César Rodríguez Garavito
Cofundador de Dejusticia y coordinador del Observatorio de Discriminación Racial.
 En una misma semana, dos escándalos en Cartagena mostraron el anverso y el reverso del racismo en el país.

Una cara es la impúdica de los insultos, encarnada en la conductora que se despachó en improperios racistas contra un taxista mientras lo retaba a filmar el episodio “y tu cara para que vean que eres un negro h.p.”. Es la discriminación ocasional pero visible que acapara la atención de los medios y las redes sociales por caber en 140 caracteres y un video. La que se presta para una denuncia penal, ese remedio tan imperfecto pero espectacular que el Estado y la sociedad colombianas suelen aplicar a los problemas colectivos complejos para no intentar soluciones de fondo.

La otra cara es el racismo insidioso de los estereotipos, que se despliega a diario en los colegios, las oficinas y los espacios públicos. Se trata de una modalidad más frecuente pero menos notoria, en parte porque se oculta bajo el alero del discurso políticamente correcto. En tiempos de ley penal antidiscriminación, más vale discriminar con un pretexto, como el inverosímil de “combatir el embarazo adolescente” invocado por los concejales cartageneros que votaron por prohibir que los menores bailen champeta y otras danzas “que incidan en el contacto físico de tipo sexual y que hagan apología al sexo o a posiciones sexuales de algún tipo”.

Así como en 1921 el Concejo municipal prohibió ese baile de negros que es el mapalé, hoy quiere regular la champeta, una creación y un goce tan afrocartageneros que “negro” y “champetúo” son insultos sinónimos en la ciudad. El proyecto de norma que debate el Concejo no menciona la champeta, responde su ponente. Tampoco a la población negra. No hace falta. Porque todo el mundo sabe que la champeta se originó y se baila en las barriadas afro de la ciudad, desde Olaya hasta el Pozón, San Francisco o Nariño. Y porque el truco de este tipo de norma consiste en limitar los derechos de los discriminados con la excusa de regular a todos los ciudadanos, de una forma que refuerza los estereotipos y la desigualdad raciales.

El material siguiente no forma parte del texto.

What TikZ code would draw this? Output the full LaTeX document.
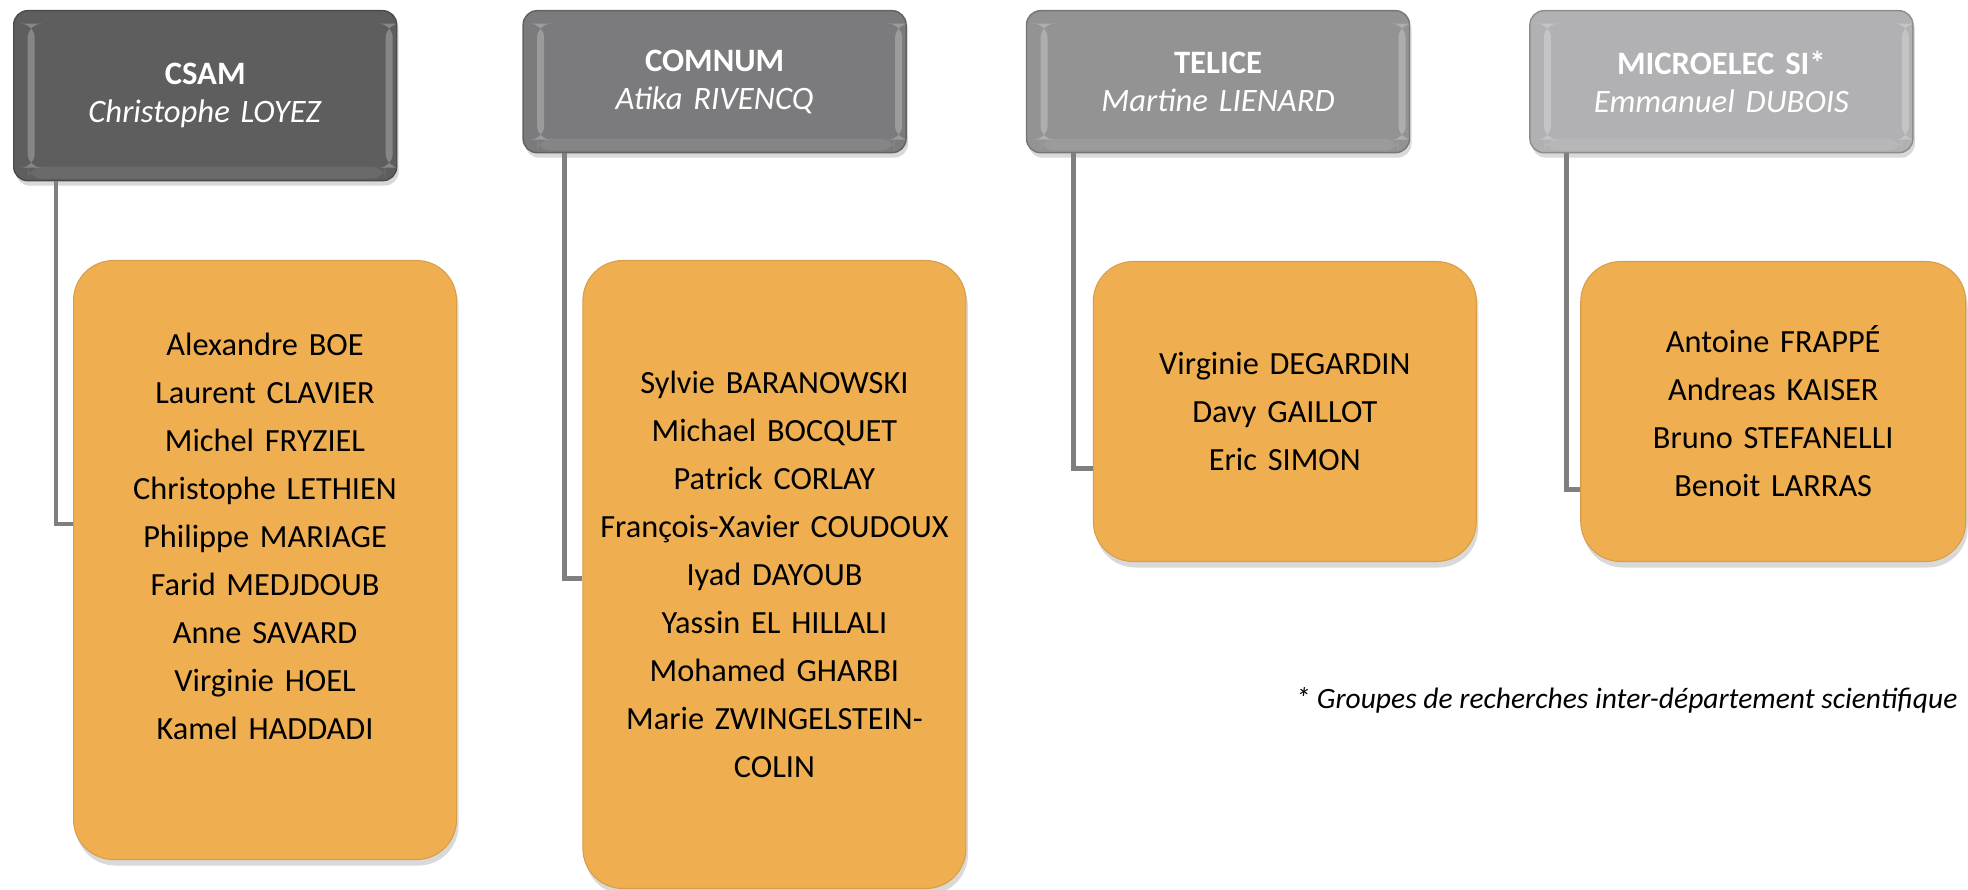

¿Cuál es el estereotipo? Como muestra Barbara Ehrenreich en Bailando en las calles: una historia del goce colectivo, es el mismo que tenían los colonizadores y los misioneros blancos en épocas de la esclavitud: que el cuerpo negro es fuente de sensualidad, una sensualidad inmoral y subversiva que hay que reprimir y sancionar.

La música y el baile han sido desde entonces una forma de resistencia y de afirmación de la identidad de los afrodescendientes en todas las Américas. El derecho a usar su cuerpo era uno de los pocos que no les estaban totalmente negados. “No tengo nada/pero tengo mis ojos/tengo mi nariz/tengo mi boca/tengo mi sonrisa”, canta Nina Simone, poniéndose en la piel de sus ancestros esclavizados en EE.UU. Algo parecido hace el poeta cartagenero Jorge García Usta en “Salvación de un muchacho negro”, que recordó la columnista Gina Ruz: “Pero hoy es sábado/Se oyen músicas/Está llegando la noche/y yo, dios mío/Yo sólo tengo este cuerpo”. El mismo que quieren regular los políticos y los evangelistas de turno.